— Start of MATERIAL PROVIDED —

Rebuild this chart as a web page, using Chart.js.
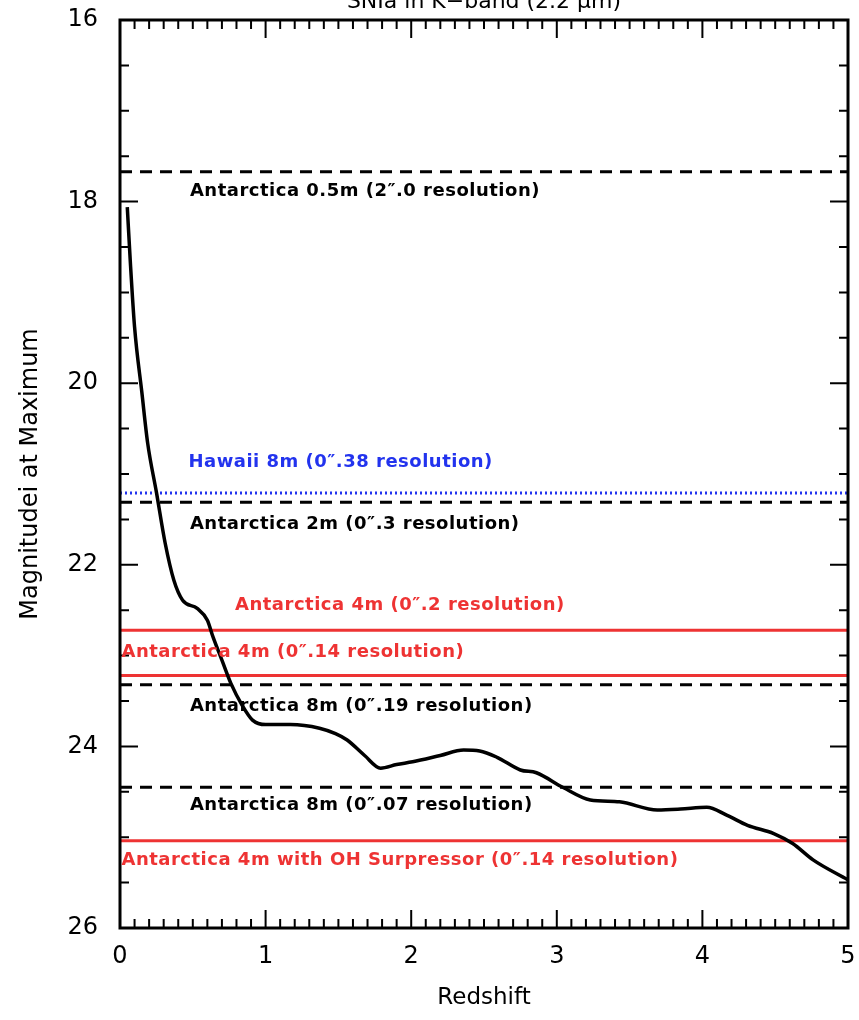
<!DOCTYPE html>
<html>
<head>
<meta charset="utf-8">
<script src="https://cdn.jsdelivr.net/npm/chart.js@4.4.1/dist/chart.umd.min.js"></script>
<style>
  body { margin: 0; background: #fff; }
  canvas { display: block; }
</style>
</head>
<body>
<canvas id="chart" width="859" height="1020"></canvas>
<script>
// SNIa peak magnitude vs redshift
const redshift = [0.05, 0.07, 0.10, 0.15, 0.19, 0.25, 0.31, 0.37, 0.43, 0.53, 0.60, 0.64, 0.70, 0.76, 0.84, 0.91,
  1.00, 1.17, 1.37, 1.48, 1.56, 1.68, 1.79, 1.90, 2.01, 2.20, 2.36, 2.47, 2.59, 2.75, 2.86, 3.04, 3.23, 3.43,
  3.69, 3.85, 4.03, 4.17, 4.31, 4.49, 4.62, 4.76, 5.00];
const magnitude = [18.06, 18.64, 19.38, 20.10, 20.66, 21.20, 21.76, 22.17, 22.39, 22.48, 22.61, 22.80, 23.05, 23.30, 23.55, 23.71,
  23.76, 23.76, 23.80, 23.86, 23.93, 24.10, 24.24, 24.20, 24.17, 24.10, 24.04, 24.05, 24.12, 24.26, 24.29, 24.45, 24.59, 24.61,
  24.70, 24.69, 24.67, 24.76, 24.87, 24.96, 25.07, 25.25, 25.47];

// telescope limiting magnitudes
const limitNames = [
  'Antarctica 0.5m (2\u2033.0 resolution)',
  'Hawaii 8m (0\u2033.38 resolution)',
  'Antarctica 2m (0\u2033.3 resolution)',
  'Antarctica 4m (0\u2033.2 resolution)',
  'Antarctica 4m (0\u2033.14 resolution)',
  'Antarctica 8m (0\u2033.19 resolution)',
  'Antarctica 8m (0\u2033.07 resolution)',
  'Antarctica 4m with OH Surpressor (0\u2033.14 resolution)'
];
const limitValues = [17.67, 21.21, 21.31, 22.72, 23.22, 23.32, 24.45, 25.04];

// where each label sits (redshift, magnitude)
const labelX = [0.48, 0.47, 0.48, 0.79, 0.01, 0.48, 0.48, 0.01];
const labelY = [17.89, 20.87, 21.55, 22.45, 22.96, 23.56, 24.65, 25.25];

const xTicks = [0, 1, 2, 3, 4, 5];
const yTicks = [16, 18, 20, 22, 24, 26];

const dashed = { color: '#000', dash: [12, 8], width: 3 };
const dotted = { color: '#2233ee', dash: [2, 3], width: 3 };
const solidRed = { color: '#ee3333', dash: [], width: 3 };
const limitStyles = [dashed, dotted, dashed, solidRed, solidRed, dashed, dashed, solidRed];

const FONT = '"DejaVu Sans", sans-serif';

const limitSets = limitValues.map((v, i) => ({
  label: limitNames[i],
  data: [{ x: 0, y: v }, { x: 5, y: v }],
  showLine: true,
  pointRadius: 0,
  borderColor: limitStyles[i].color,
  borderDash: limitStyles[i].dash,
  borderWidth: limitStyles[i].width,
  order: 2
}));

// inward ticks on all four sides plus the frame
const frameTicks = {
  id: 'frameTicks',
  afterDatasetsDraw(chart) {
    const { ctx, chartArea: a, scales: { x, y } } = chart;
    ctx.save();
    ctx.strokeStyle = '#000';
    ctx.lineWidth = 2;
    ctx.beginPath();
    for (let i = 0; i <= 50; i++) {
      const px = x.getPixelForValue(i / 10);
      const len = i % 10 === 0 ? 18 : 9;
      ctx.moveTo(px, a.bottom); ctx.lineTo(px, a.bottom - len);
      ctx.moveTo(px, a.top); ctx.lineTo(px, a.top + len);
    }
    for (let i = 0; i <= 20; i++) {
      const py = y.getPixelForValue(16 + i * 0.5);
      const len = i % 4 === 0 ? 18 : 9;
      ctx.moveTo(a.left, py); ctx.lineTo(a.left + len, py);
      ctx.moveTo(a.right, py); ctx.lineTo(a.right - len, py);
    }
    ctx.stroke();
    ctx.lineWidth = 3;
    ctx.strokeRect(a.left, a.top, a.width, a.height);
    ctx.restore();
  }
};

// labels for the limit lines, and the clipped title
const limitLabels = {
  id: 'limitLabels',
  afterDraw(chart) {
    const { ctx, scales: { x, y } } = chart;
    ctx.save();
    ctx.font = '600 18px ' + FONT;
    ctx.letterSpacing = '0.5px';
    ctx.textBaseline = 'middle';
    ctx.textAlign = 'left';
    limitNames.forEach((name, i) => {
      ctx.fillStyle = limitStyles[i].color;
      ctx.fillText(name, x.getPixelForValue(labelX[i]), y.getPixelForValue(labelY[i]));
    });
    ctx.letterSpacing = '0px';
    ctx.fillStyle = '#000';
    ctx.font = '22px ' + FONT;
    ctx.textAlign = 'center';
    ctx.textBaseline = 'alphabetic';
    ctx.fillText('SNIa in K\u2212band (2.2 \u03bcm)', 484, 8);
    ctx.restore();
  }
};

new Chart(document.getElementById('chart'), {
  type: 'scatter',
  data: {
    datasets: [{
      label: 'SNIa',
      data: redshift.map((z, i) => ({ x: z, y: magnitude[i] })),
      showLine: true,
      pointRadius: 0,
      borderColor: '#000',
      borderWidth: 3.5,
      cubicInterpolationMode: 'monotone',
      order: 1
    }, ...limitSets]
  },
  options: {
    responsive: false,
    animation: false,
    layout: { padding: { top: 20, right: 11, left: 0, bottom: 0 } },
    plugins: { legend: { display: false }, tooltip: { enabled: false } },
    scales: {
      x: {
        type: 'linear', min: 0, max: 5,
        grid: { display: false, drawTicks: false },
        border: { display: false },
        afterBuildTicks: s => { s.ticks = xTicks.map(v => ({ value: v })); },
        afterFit: s => { s.height = 92; s.paddingLeft = 0; s.paddingRight = 0; },
        ticks: { color: '#000', padding: 14, font: { family: FONT, size: 24 } },
        title: { display: true, text: 'Redshift', color: '#000', padding: { top: 0, bottom: 8 }, font: { family: FONT, size: 23 } }
      },
      y: {
        type: 'linear', min: 16, max: 26, reverse: true,
        grid: { display: false, drawTicks: false },
        border: { display: false },
        afterBuildTicks: s => { s.ticks = yTicks.map(v => ({ value: v })); },
        afterFit: s => { s.width = 120; s.paddingTop = 0; s.paddingBottom = 0; },
        ticks: { color: '#000', padding: 22, font: { family: FONT, size: 24 } },
        title: { display: true, text: 'Magnitudei at Maximum', color: '#000', padding: { top: 16, bottom: 4 }, font: { family: FONT, size: 24 } }
      }
    }
  },
  plugins: [frameTicks, limitLabels]
});
</script>
</body>
</html>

— End of MATERIAL PROVIDED —

§ **WHAT YOU ARE ASKED TO DO**:
Your answer should be a single number: the count of lines in the data that include the word "chart".

§ **RESPONSE TO THIS EXERCISE**:
8